Now the GSEs are looking to conduct a more targeted sampling of the riskiest loans submitted by lenders rather than a random sampling, as they do now.

"It's like finding your keys in the ocean," Rood says. "Fannie would rather do more QC on the 5% of loans that they identify as having risk."

Digital verification of a borrower's assets could potentially reduce that risk and also provide more accurate documentation of a borrower's ability to repay a loan. It's also part of a broader effort to get all the data in a loan file verified before a loan closes.

"If there was electronic validation of a bank statement, you could get the data sent to a Fannie portal," says Deitch.

He cited as precedents the GSEs' work with the Mortgage Industry Standards Maintenance Organization, known as MISMO, to create standardized data definitions, and the required submission of electronic appraisal reports.

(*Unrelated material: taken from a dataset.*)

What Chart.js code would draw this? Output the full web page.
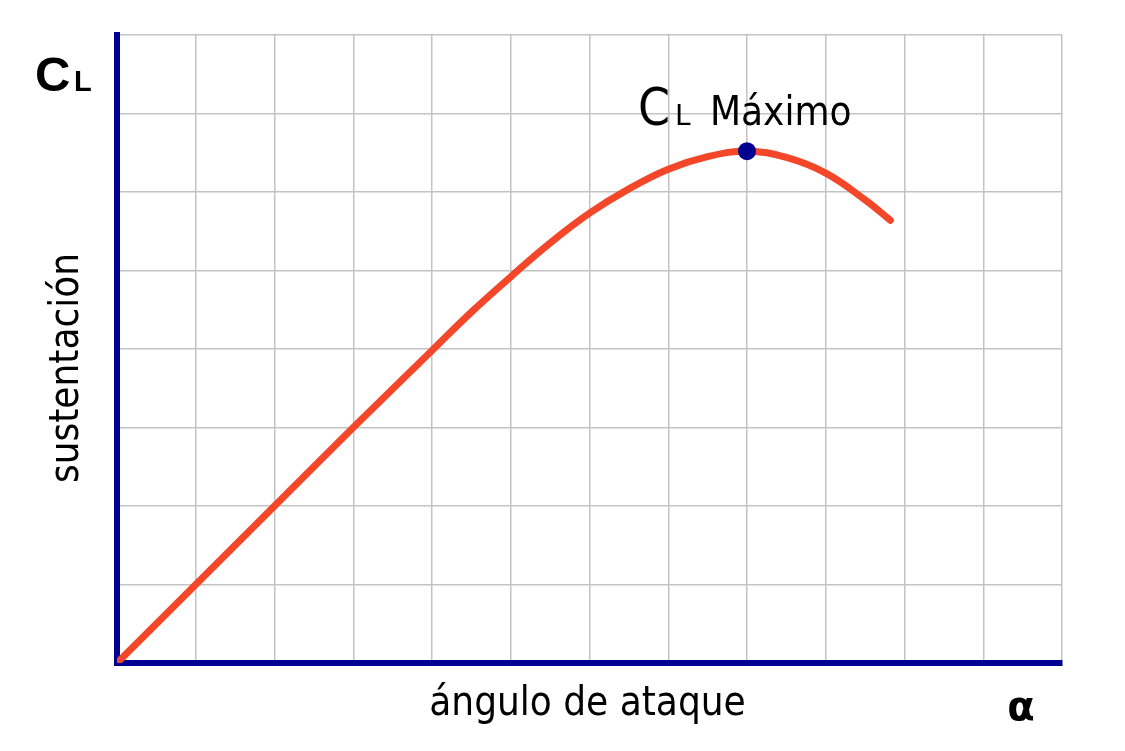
<!DOCTYPE html>
<html>
<head>
<meta charset="utf-8">
<title>CL vs ángulo de ataque</title>
<script src="https://cdn.jsdelivr.net/npm/chart.js@4.4.1/dist/chart.umd.min.js"></script>
<style>
  html, body { margin: 0; padding: 0; background: #ffffff; }
  #displayWindow { display: block; }
</style>
</head>
<body>
<canvas id="displayWindow" width="1125" height="751"></canvas>
<script>
const canvas = document.getElementById('displayWindow').getContext('2d');

// curve (grid units)
const anguloValues = [0, 1, 2, 3, 4, 4.5, 5, 5.5, 6, 6.5, 7, 7.5, 8, 8.5, 9, 9.5, 9.82];
const sustentacionValues = [0, 1, 2, 3, 3.98, 4.47, 4.92, 5.35, 5.73, 6.04, 6.29, 6.45, 6.52, 6.44, 6.24, 5.9, 5.64];

// CL maximo marker
const maximoAngulo = [8];
const maximoValue = [6.52];

const xMax = 12;
const yMax = 8;

const axisBlue = "#000090";
const gridGray = "#c3c3c3";
const curveRed = "#f4472a";

const condensed = '"DejaVu Sans Condensed", "DejaVu Sans", sans-serif';

function toPoints(xs, ys) {
  return xs.map((x, i) => ({ x: x, y: ys[i] }));
}

const labelPlugin = {
  id: 'labelPlugin',
  afterDraw(chart) {
    const ctx = chart.ctx;
    const area = chart.chartArea;
    const xScale = chart.scales.x;
    const yScale = chart.scales.y;

    ctx.save();
    ctx.fillStyle = "#000000";
    ctx.textBaseline = "alphabetic";
    ctx.textAlign = "left";

    // CL at the top of the y axis
    ctx.font = 'bold 49px "Liberation Sans", Arial, sans-serif';
    ctx.fillText("C", area.left - 82, 91);
    ctx.font = 'bold 29px "Liberation Sans", Arial, sans-serif';
    ctx.fillText("L", area.left - 43, 91);

    // y axis title
    ctx.save();
    ctx.translate(area.left - 39, 368);
    ctx.rotate(-Math.PI / 2);
    ctx.textAlign = "center";
    ctx.font = '40px ' + condensed;
    ctx.fillText("sustentación", 0, 0);
    ctx.restore();

    // x axis title
    ctx.textAlign = "center";
    ctx.font = '40px ' + condensed;
    ctx.fillText("ángulo de ataque", (area.left + area.right) / 2 - 2, 715);

    ctx.font = 'bold 40px "DejaVu Sans", sans-serif';
    ctx.fillText("α", area.right - 41, 720);

    // CL Maximo label over the peak
    const px = xScale.getPixelForValue(maximoAngulo[0]);
    const py = yScale.getPixelForValue(maximoValue[0]);
    ctx.textAlign = "left";
    ctx.font = '51px ' + condensed;
    ctx.fillText("C", px - 109, py - 26);
    ctx.font = '28px "DejaVu Sans", sans-serif';
    ctx.fillText("L", px - 72, py - 26);
    ctx.font = '40px ' + condensed;
    ctx.fillText("Máximo", px - 37, py - 26);

    ctx.restore();
  }
};

const liftChart = new Chart(canvas, {
  type: 'line',
  data: {
    datasets: [
      {
        label: "CL Máximo",
        data: toPoints(maximoAngulo, maximoValue),
        showLine: false,
        pointRadius: 9,
        pointHoverRadius: 9,
        pointBackgroundColor: axisBlue,
        pointBorderWidth: 0,
        order: 0
      },
      {
        label: "Sustentación",
        data: toPoints(anguloValues, sustentacionValues),
        borderColor: curveRed,
        borderWidth: 7,
        borderCapStyle: 'round',
        borderJoinStyle: 'round',
        pointRadius: 0,
        tension: 0.4,
        fill: false,
        order: 1
      }
    ]
  },
  options: {
    responsive: false,
    animation: false,
    layout: {
      padding: { left: 117, right: 63, top: 35, bottom: 88 }
    },
    scales: {
      x: {
        type: 'linear',
        min: 0,
        max: xMax,
        ticks: { stepSize: 1, display: false },
        grid: { color: gridGray, lineWidth: 1.5, drawTicks: false },
        border: { color: axisBlue, width: 6 }
      },
      y: {
        type: 'linear',
        min: 0,
        max: yMax,
        ticks: { stepSize: 1, display: false },
        grid: { color: gridGray, lineWidth: 1.5, drawTicks: false },
        border: { color: axisBlue, width: 6 }
      }
    },
    plugins: {
      legend: { display: false },
      tooltip: { enabled: false }
    }
  },
  plugins: [labelPlugin]
});
</script>
</body>
</html>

"If you look at where MISMO and Fannie are going with the uniform data delivery and collateral valuation pieces, they are likely to extend it to other things," says Deitch.

Some borrowers would prefer not to have their assets and income verified in real time, says Chandler, because they may be artificially inflating their bank statements temporarily to obtain a loan.

"If you want to get the perfect loan, you have to understand the ability to repay and the borrower's cash flow," he says.